==== Data provided
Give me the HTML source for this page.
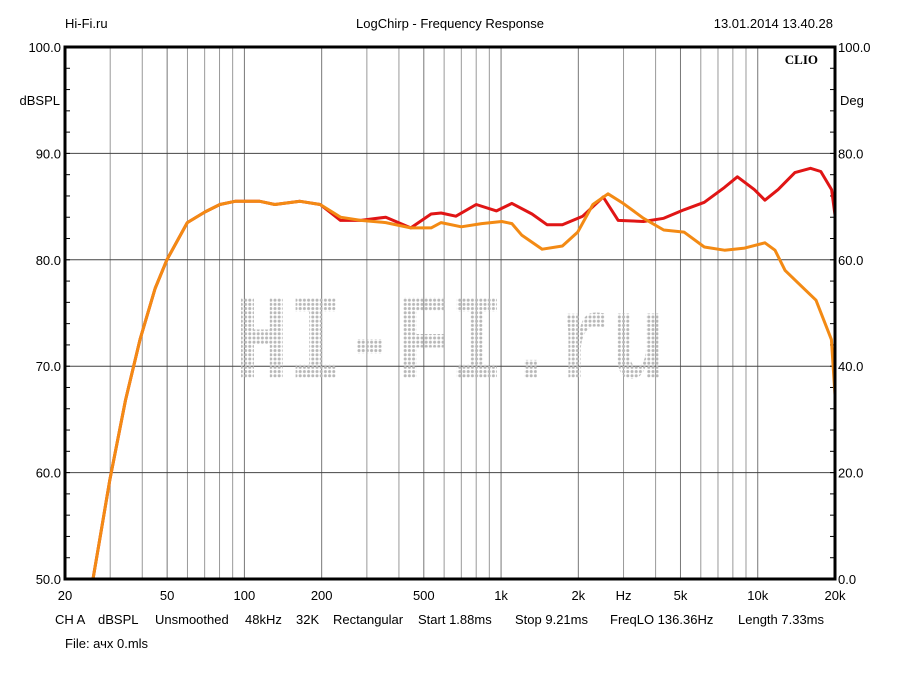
<!DOCTYPE html>
<html><head><meta charset="utf-8"><style>
body{margin:0;background:#fff;width:900px;height:675px;overflow:hidden}
svg{display:block;font-family:"Liberation Sans",Arial,sans-serif}
</style></head><body>
<svg id="chart" width="900" height="675">
<defs>
<pattern id="dots" width="4.2" height="4.2" patternUnits="userSpaceOnUse"><circle cx="2" cy="2" r="1.5" fill="#b8b8b8"/></pattern>
<clipPath id="plotclip"><rect x="65" y="47" width="770" height="532"/></clipPath>
</defs>
<text x="65" y="28" font-size="13">Hi-Fi.ru</text>
<text x="450" y="28" font-size="13" text-anchor="middle">LogChirp - Frequency Response</text>
<text x="833" y="28" font-size="13" text-anchor="end">13.01.2014 13.40.28</text>
<g id="grid"></g>
<text x="450" y="378" font-size="122" font-family="Liberation Mono,monospace" font-weight="bold" textLength="430" lengthAdjust="spacingAndGlyphs" text-anchor="middle" fill="url(#dots)">HI-FI.ru</text>
<g id="series" clip-path="url(#plotclip)"></g>
<rect x="65" y="47" width="770" height="532" fill="none" stroke="#000" stroke-width="3"/>
<text x="818" y="64" font-size="13" font-weight="bold" font-family="Liberation Serif,serif" text-anchor="end">CLIO</text>
<text x="60" y="105" font-size="13" text-anchor="end">dBSPL</text>
<text x="840" y="105" font-size="13">Deg</text>
<g id="labels"></g>
<g font-size="13">
<text x="55" y="624">CH A</text><text x="98" y="624">dBSPL</text><text x="155" y="624">Unsmoothed</text><text x="245" y="624">48kHz</text><text x="296" y="624">32K</text><text x="333" y="624">Rectangular</text><text x="418" y="624">Start 1.88ms</text><text x="515" y="624">Stop 9.21ms</text><text x="610" y="624">FreqLO 136.36Hz</text><text x="738" y="624">Length 7.33ms</text>
</g>
<text x="65" y="648" font-size="13">File: ачх 0.mls</text>
</svg>
<script>
const xTickFreqs=[20,50,100,200,500,1000,2000,3000,5000,10000,20000];
const xTickLabels=["20","50","100","200","500","1k","2k","Hz","5k","10k","20k"];
const yTicks=[50,60,70,80,90,100];
const yTickLabels=["50.0","60.0","70.0","80.0","90.0","100.0"];
const rightTickLabels=["0.0","20.0","40.0","60.0","80.0","100.0"];
const orangeFreq=[25.7,27.3,29.9,34.4,39.2,44.9,49.9,59.9,70.3,80.3,91.9,114.8,131.3,164.6,197.4,236.8,283.8,355.5,445,534,584,700,840,1007,1102,1206,1446,1734,1988,2280,2610,2990,3590,4300,5160,6190,7420,8890,10660,11670,12780,14680,16860,19360,20000];
const orangeDb=[50,53.7,59.3,66.8,72.5,77.3,80.0,83.5,84.5,85.2,85.5,85.5,85.2,85.5,85.2,84.0,83.7,83.5,83.0,83.0,83.5,83.1,83.4,83.6,83.4,82.3,81.0,81.3,82.6,85.2,86.2,85.3,83.9,82.8,82.6,81.2,80.9,81.1,81.6,80.9,79.0,77.6,76.2,72.5,67.3];
const redFreq=[25.7,27.3,29.9,34.4,39.2,44.9,49.9,59.9,70.3,80.3,91.9,114.8,131.3,164.6,197.4,236.8,283.8,355.5,445,534,584,667,800,960,1102,1320,1510,1734,2080,2500,2860,3590,4300,5160,6190,7420,8330,9700,10660,12000,13960,16060,17600,19400,20000];
const redDb=[50,53.7,59.3,66.8,72.5,77.3,80.0,83.5,84.5,85.2,85.5,85.5,85.2,85.5,85.2,83.7,83.7,84.0,83.0,84.3,84.4,84.1,85.2,84.6,85.3,84.3,83.3,83.3,84.1,85.9,83.7,83.6,83.9,84.7,85.4,86.8,87.8,86.6,85.6,86.6,88.2,88.6,88.3,86.6,84.2];

const NS="http://www.w3.org/2000/svg";
const X0=65,X1=835,Y0=47,Y1=579;
function xScale(f){return X0+(X1-X0)*Math.log10(f/20)/3;}
function yScale(d){return Y1-(d-50)/50*(Y1-Y0);}
function mk(tag,attrs,parent){const e=document.createElementNS(NS,tag);for(const k in attrs)e.setAttribute(k,attrs[k]);parent.appendChild(e);return e;}
const grid=document.getElementById('grid');
for(const dec of [10,100,1000,10000]){for(let m=1;m<10;m++){const f=dec*m;if(f<20||f>20000)continue;const x=xScale(f);
const l=mk('line',{x1:x,x2:x,y1:Y0,y2:Y1,stroke:(m===1||m===2||m===5)?'#777':'#999','stroke-width':1},grid);

}}
yTicks.forEach(v=>{const y=yScale(v);const l=mk('line',{x1:X0,x2:X1,y1:y,y2:y,stroke:'#444','stroke-width':1},grid);

});
for(let d=50;d<=100;d+=2){const y=yScale(d);mk('line',{x1:X0,x2:X0+5,y1:y,y2:y,stroke:'#000'},grid);mk('line',{x1:X1-5,x2:X1,y1:y,y2:y,stroke:'#000'},grid);}
const labels=document.getElementById('labels');
yTicks.forEach((v,i)=>{const y=yScale(v)+5;
const t=mk('text',{x:61,y:y,'font-size':13,'text-anchor':'end'},labels);t.textContent=yTickLabels[i];


const r=mk('text',{x:838,y:y,'font-size':13},labels);r.textContent=rightTickLabels[i];

});
xTickFreqs.forEach((f,i)=>{const t=mk('text',{x:xScale(f),y:600,'font-size':13,'text-anchor':'middle'},labels);t.textContent=xTickLabels[i];

});
const series=document.getElementById('series');
function draw(fs,ds,color,name){const pts=fs.map((f,i)=>xScale(f).toFixed(1)+','+yScale(ds[i]).toFixed(1)).join(' ');
const p=mk('polyline',{points:pts,fill:'none',stroke:color,'stroke-width':3,'stroke-linejoin':'round','stroke-linecap':'round'},series);

}
draw(redFreq,redDb,'#e01515','red-response-curve');
draw(orangeFreq,orangeDb,'#f38a14','orange-response-curve');
</script>
</body></html>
========
Short exercise: Transcribe the material exactly, leaving every picture out.

Solution to the exercise:
Give me the HTML source for this page.
<!DOCTYPE html>
<html><head><meta charset="utf-8"><style>
body{margin:0;background:#fff;width:900px;height:675px;overflow:hidden}
svg{display:block;font-family:"Liberation Sans",Arial,sans-serif}
</style></head><body>
<svg id="chart" width="900" height="675">
<defs>
<pattern id="dots" width="4.2" height="4.2" patternUnits="userSpaceOnUse"><circle cx="2" cy="2" r="1.5" fill="#b8b8b8"/></pattern>
<clipPath id="plotclip"><rect x="65" y="47" width="770" height="532"/></clipPath>
</defs>
<text x="65" y="28" font-size="13">Hi-Fi.ru</text>
<text x="450" y="28" font-size="13" text-anchor="middle">LogChirp - Frequency Response</text>
<text x="833" y="28" font-size="13" text-anchor="end">13.01.2014 13.40.28</text>
<g id="grid"></g>
<text x="450" y="378" font-size="122" font-family="Liberation Mono,monospace" font-weight="bold" textLength="430" lengthAdjust="spacingAndGlyphs" text-anchor="middle" fill="url(#dots)">HI-FI.ru</text>
<g id="series" clip-path="url(#plotclip)"></g>
<rect x="65" y="47" width="770" height="532" fill="none" stroke="#000" stroke-width="3"/>
<text x="818" y="64" font-size="13" font-weight="bold" font-family="Liberation Serif,serif" text-anchor="end">CLIO</text>
<text x="60" y="105" font-size="13" text-anchor="end">dBSPL</text>
<text x="840" y="105" font-size="13">Deg</text>
<g id="labels"></g>
<g font-size="13">
<text x="55" y="624">CH A</text><text x="98" y="624">dBSPL</text><text x="155" y="624">Unsmoothed</text><text x="245" y="624">48kHz</text><text x="296" y="624">32K</text><text x="333" y="624">Rectangular</text><text x="418" y="624">Start 1.88ms</text><text x="515" y="624">Stop 9.21ms</text><text x="610" y="624">FreqLO 136.36Hz</text><text x="738" y="624">Length 7.33ms</text>
</g>
<text x="65" y="648" font-size="13">File: ачх 0.mls</text>
</svg>
<script>
const xTickFreqs=[20,50,100,200,500,1000,2000,3000,5000,10000,20000];
const xTickLabels=["20","50","100","200","500","1k","2k","Hz","5k","10k","20k"];
const yTicks=[50,60,70,80,90,100];
const yTickLabels=["50.0","60.0","70.0","80.0","90.0","100.0"];
const rightTickLabels=["0.0","20.0","40.0","60.0","80.0","100.0"];
const orangeFreq=[25.7,27.3,29.9,34.4,39.2,44.9,49.9,59.9,70.3,80.3,91.9,114.8,131.3,164.6,197.4,236.8,283.8,355.5,445,534,584,700,840,1007,1102,1206,1446,1734,1988,2280,2610,2990,3590,4300,5160,6190,7420,8890,10660,11670,12780,14680,16860,19360,20000];
const orangeDb=[50,53.7,59.3,66.8,72.5,77.3,80.0,83.5,84.5,85.2,85.5,85.5,85.2,85.5,85.2,84.0,83.7,83.5,83.0,83.0,83.5,83.1,83.4,83.6,83.4,82.3,81.0,81.3,82.6,85.2,86.2,85.3,83.9,82.8,82.6,81.2,80.9,81.1,81.6,80.9,79.0,77.6,76.2,72.5,67.3];
const redFreq=[25.7,27.3,29.9,34.4,39.2,44.9,49.9,59.9,70.3,80.3,91.9,114.8,131.3,164.6,197.4,236.8,283.8,355.5,445,534,584,667,800,960,1102,1320,1510,1734,2080,2500,2860,3590,4300,5160,6190,7420,8330,9700,10660,12000,13960,16060,17600,19400,20000];
const redDb=[50,53.7,59.3,66.8,72.5,77.3,80.0,83.5,84.5,85.2,85.5,85.5,85.2,85.5,85.2,83.7,83.7,84.0,83.0,84.3,84.4,84.1,85.2,84.6,85.3,84.3,83.3,83.3,84.1,85.9,83.7,83.6,83.9,84.7,85.4,86.8,87.8,86.6,85.6,86.6,88.2,88.6,88.3,86.6,84.2];

const NS="http://www.w3.org/2000/svg";
const X0=65,X1=835,Y0=47,Y1=579;
function xScale(f){return X0+(X1-X0)*Math.log10(f/20)/3;}
function yScale(d){return Y1-(d-50)/50*(Y1-Y0);}
function mk(tag,attrs,parent){const e=document.createElementNS(NS,tag);for(const k in attrs)e.setAttribute(k,attrs[k]);parent.appendChild(e);return e;}
const grid=document.getElementById('grid');
for(const dec of [10,100,1000,10000]){for(let m=1;m<10;m++){const f=dec*m;if(f<20||f>20000)continue;const x=xScale(f);
const l=mk('line',{x1:x,x2:x,y1:Y0,y2:Y1,stroke:(m===1||m===2||m===5)?'#777':'#999','stroke-width':1},grid);

}}
yTicks.forEach(v=>{const y=yScale(v);const l=mk('line',{x1:X0,x2:X1,y1:y,y2:y,stroke:'#444','stroke-width':1},grid);

});
for(let d=50;d<=100;d+=2){const y=yScale(d);mk('line',{x1:X0,x2:X0+5,y1:y,y2:y,stroke:'#000'},grid);mk('line',{x1:X1-5,x2:X1,y1:y,y2:y,stroke:'#000'},grid);}
const labels=document.getElementById('labels');
yTicks.forEach((v,i)=>{const y=yScale(v)+5;
const t=mk('text',{x:61,y:y,'font-size':13,'text-anchor':'end'},labels);t.textContent=yTickLabels[i];


const r=mk('text',{x:838,y:y,'font-size':13},labels);r.textContent=rightTickLabels[i];

});
xTickFreqs.forEach((f,i)=>{const t=mk('text',{x:xScale(f),y:600,'font-size':13,'text-anchor':'middle'},labels);t.textContent=xTickLabels[i];

});
const series=document.getElementById('series');
function draw(fs,ds,color,name){const pts=fs.map((f,i)=>xScale(f).toFixed(1)+','+yScale(ds[i]).toFixed(1)).join(' ');
const p=mk('polyline',{points:pts,fill:'none',stroke:color,'stroke-width':3,'stroke-linejoin':'round','stroke-linecap':'round'},series);

}
draw(redFreq,redDb,'#e01515','red-response-curve');
draw(orangeFreq,orangeDb,'#f38a14','orange-response-curve');
</script>
</body></html>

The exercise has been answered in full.